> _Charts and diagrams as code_
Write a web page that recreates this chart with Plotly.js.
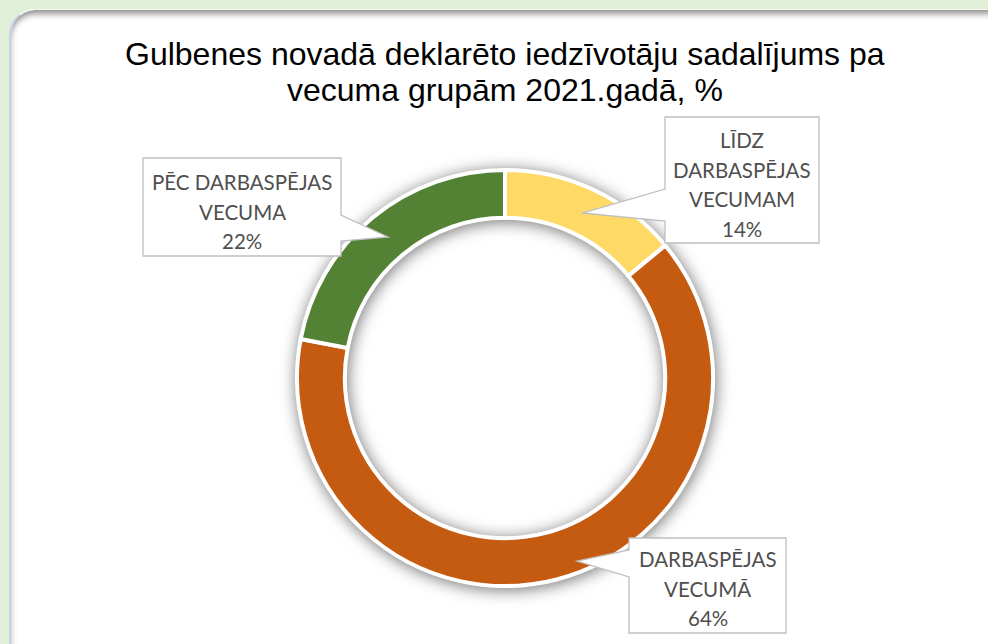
<!DOCTYPE html>
<html>
<head>
<meta charset="utf-8">
<script src="https://cdn.plot.ly/plotly-3.0.1.min.js"></script>
<style>
  html, body { margin: 0; padding: 0; width: 988px; height: 644px; overflow: hidden; background: #E2EFD9; }
  #panel {
    position: absolute; left: 9px; top: 9px; width: 1010px; height: 670px;
    background: #ffffff; border-radius: 26px;
    border-left: 2px solid #c3d2ea; border-top: 1px solid #f4f7f2;
    box-shadow: inset 0 7px 6px -3px rgba(0,0,0,0.42), inset 5px 0 6px -4px rgba(0,0,0,0.15);
  }
  #chart { position: absolute; left: 0; top: 0; width: 988px; height: 644px; }
</style>
</head>
<body>
<div id="panel"></div>
<div id="chart"></div>
<script>
// ---- data ----
const categories = ["LĪDZ DARBASPĒJAS VECUMAM", "DARBASPĒJAS VECUMĀ", "PĒC DARBASPĒJAS VECUMA"];
const labelLines = [["LĪDZ", "DARBASPĒJAS", "VECUMAM"], ["DARBASPĒJAS", "VECUMĀ"], ["PĒC DARBASPĒJAS", "VECUMA"]];
const values = [14, 64, 22];
const titleLines = ["Gulbenes novadā deklarēto iedzīvotāju sadalījums pa", "vecuma grupām 2021.gadā, %"];

// ---- styles / layout ----
const sliceColors = ["#FFD966", "#C55A11", "#548235"];
const W = 988, H = 644;
const px = x => x / W;
const py = y => 1 - y / H;

// callout geometry in pixels (layout, not data)
const callouts = [
  { box: [665, 117, 819, 243], side: "left",  base: [189, 221], tip: [582, 213], firstLine: 140 },
  { box: [629, 538, 786, 633], side: "left",  base: [550, 577], tip: [577, 561], firstLine: 559 },
  { box: [143, 158, 341, 256], side: "right", base: [215, 241], tip: [388, 237], firstLine: 182 }
];
const lineStep = 29.5;

const total = values.reduce((a, b) => a + b, 0);
const shapes = [];
const annotations = [];

// title lines
titleLines.forEach((t, k) => {
  annotations.push({
    xref: "paper", yref: "paper", x: px(505), y: py(54 + k * 36.5),
    xanchor: "center", yanchor: "middle", showarrow: false, text: t,
    font: { family: "'Liberation Sans', Arial, sans-serif", size: 32, color: "#000000" }
  });
});

callouts.forEach((c, i) => {
  const [l, t, r, b] = c.box;
  let pts;
  if (c.side === "left") {
    pts = [[l, t], [r, t], [r, b], [l, b], [l, c.base[1]], c.tip, [l, c.base[0]]];
  } else {
    pts = [[l, t], [r, t], [r, c.base[0]], c.tip, [r, c.base[1]], [r, b], [l, b]];
  }
  const path = "M" + pts.map(p => px(p[0]).toFixed(5) + "," + py(p[1]).toFixed(5)).join(" L") + " Z";
  shapes.push({
    type: "path", xref: "paper", yref: "paper", path: path,
    fillcolor: "#ffffff", line: { color: "#BFBFBF", width: 1.3 }, layer: "above"
  });
  const lines = labelLines[i].concat([Math.round(values[i] / total * 100) + "%"]);
  const cx = (l + r) / 2;
  lines.forEach((txt, k) => {
    annotations.push({
      xref: "paper", yref: "paper", x: px(cx), y: py(c.firstLine + k * lineStep),
      xanchor: "center", yanchor: "middle", showarrow: false, text: txt,
      font: { family: "Lato, 'Open Sans', sans-serif", size: 20.5, color: "#4f4f4f" }
    });
  });
});

const trace = {
  type: "pie",
  labels: categories,
  values: values,
  sort: false,
  direction: "clockwise",
  rotation: 0,
  hole: 0.77,
  textinfo: "none",
  hoverinfo: "none",
  marker: { colors: sliceColors, line: { color: "#ffffff", width: 4 } },
  domain: { x: [px(297), px(713)], y: [py(586), py(170)] },
  showlegend: false
};

const layout = {
  width: W, height: H,
  margin: { l: 0, r: 0, t: 0, b: 0 },
  paper_bgcolor: "rgba(0,0,0,0)",
  plot_bgcolor: "rgba(0,0,0,0)",
  showlegend: false,
  shapes: shapes,
  annotations: annotations
};

Plotly.newPlot("chart", [trace], layout, { staticPlot: true, displayModeBar: false }).then(() => {
  document.querySelectorAll(".pielayer .trace").forEach(el => {
    el.style.filter = "drop-shadow(1px 2px 8px rgba(0,0,0,0.55))";
  });
});
</script>
</body>
</html>
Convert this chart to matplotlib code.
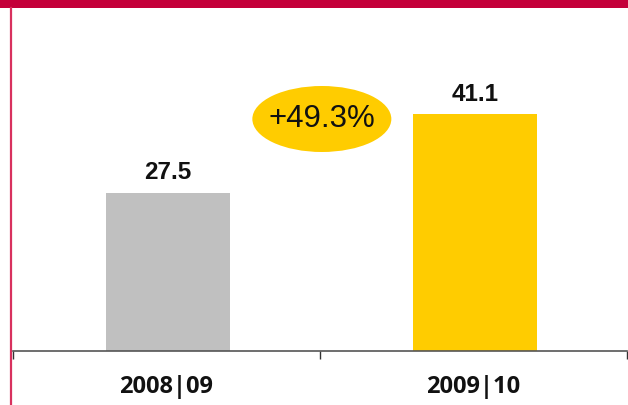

> _Task directions_
Leave every image out, and retype the material exactly.

> _Solution to the exercise_
Write a web page that recreates this chart with Plotly.js.
<!DOCTYPE html>
<html>
<head>
<meta charset="utf-8">
<script src="https://cdn.plot.ly/plotly-3.0.1.min.js"></script>
<style>
  html, body { margin: 0; padding: 0; width: 988px; height: 644px; overflow: hidden; background: #E2EFD9; }
  #panel {
    position: absolute; left: 9px; top: 9px; width: 1010px; height: 670px;
    background: #ffffff; border-radius: 26px;
    border-left: 2px solid #c3d2ea; border-top: 1px solid #f4f7f2;
    box-shadow: inset 0 7px 6px -3px rgba(0,0,0,0.42), inset 5px 0 6px -4px rgba(0,0,0,0.15);
  }
  #chart { position: absolute; left: 0; top: 0; width: 988px; height: 644px; }
</style>
</head>
<body>
<div id="panel"></div>
<div id="chart"></div>
<script>
// ---- data ----
const categories = ["LĪDZ DARBASPĒJAS VECUMAM", "DARBASPĒJAS VECUMĀ", "PĒC DARBASPĒJAS VECUMA"];
const labelLines = [["LĪDZ", "DARBASPĒJAS", "VECUMAM"], ["DARBASPĒJAS", "VECUMĀ"], ["PĒC DARBASPĒJAS", "VECUMA"]];
const values = [14, 64, 22];
const titleLines = ["Gulbenes novadā deklarēto iedzīvotāju sadalījums pa", "vecuma grupām 2021.gadā, %"];

// ---- styles / layout ----
const sliceColors = ["#FFD966", "#C55A11", "#548235"];
const W = 988, H = 644;
const px = x => x / W;
const py = y => 1 - y / H;

// callout geometry in pixels (layout, not data)
const callouts = [
  { box: [665, 117, 819, 243], side: "left",  base: [189, 221], tip: [582, 213], firstLine: 140 },
  { box: [629, 538, 786, 633], side: "left",  base: [550, 577], tip: [577, 561], firstLine: 559 },
  { box: [143, 158, 341, 256], side: "right", base: [215, 241], tip: [388, 237], firstLine: 182 }
];
const lineStep = 29.5;

const total = values.reduce((a, b) => a + b, 0);
const shapes = [];
const annotations = [];

// title lines
titleLines.forEach((t, k) => {
  annotations.push({
    xref: "paper", yref: "paper", x: px(505), y: py(54 + k * 36.5),
    xanchor: "center", yanchor: "middle", showarrow: false, text: t,
    font: { family: "'Liberation Sans', Arial, sans-serif", size: 32, color: "#000000" }
  });
});

callouts.forEach((c, i) => {
  const [l, t, r, b] = c.box;
  let pts;
  if (c.side === "left") {
    pts = [[l, t], [r, t], [r, b], [l, b], [l, c.base[1]], c.tip, [l, c.base[0]]];
  } else {
    pts = [[l, t], [r, t], [r, c.base[0]], c.tip, [r, c.base[1]], [r, b], [l, b]];
  }
  const path = "M" + pts.map(p => px(p[0]).toFixed(5) + "," + py(p[1]).toFixed(5)).join(" L") + " Z";
  shapes.push({
    type: "path", xref: "paper", yref: "paper", path: path,
    fillcolor: "#ffffff", line: { color: "#BFBFBF", width: 1.3 }, layer: "above"
  });
  const lines = labelLines[i].concat([Math.round(values[i] / total * 100) + "%"]);
  const cx = (l + r) / 2;
  lines.forEach((txt, k) => {
    annotations.push({
      xref: "paper", yref: "paper", x: px(cx), y: py(c.firstLine + k * lineStep),
      xanchor: "center", yanchor: "middle", showarrow: false, text: txt,
      font: { family: "Lato, 'Open Sans', sans-serif", size: 20.5, color: "#4f4f4f" }
    });
  });
});

const trace = {
  type: "pie",
  labels: categories,
  values: values,
  sort: false,
  direction: "clockwise",
  rotation: 0,
  hole: 0.77,
  textinfo: "none",
  hoverinfo: "none",
  marker: { colors: sliceColors, line: { color: "#ffffff", width: 4 } },
  domain: { x: [px(297), px(713)], y: [py(586), py(170)] },
  showlegend: false
};

const layout = {
  width: W, height: H,
  margin: { l: 0, r: 0, t: 0, b: 0 },
  paper_bgcolor: "rgba(0,0,0,0)",
  plot_bgcolor: "rgba(0,0,0,0)",
  showlegend: false,
  shapes: shapes,
  annotations: annotations
};

Plotly.newPlot("chart", [trace], layout, { staticPlot: true, displayModeBar: false }).then(() => {
  document.querySelectorAll(".pielayer .trace").forEach(el => {
    el.style.filter = "drop-shadow(1px 2px 8px rgba(0,0,0,0.55))";
  });
});
</script>
</body>
</html>
Convert this chart to matplotlib code.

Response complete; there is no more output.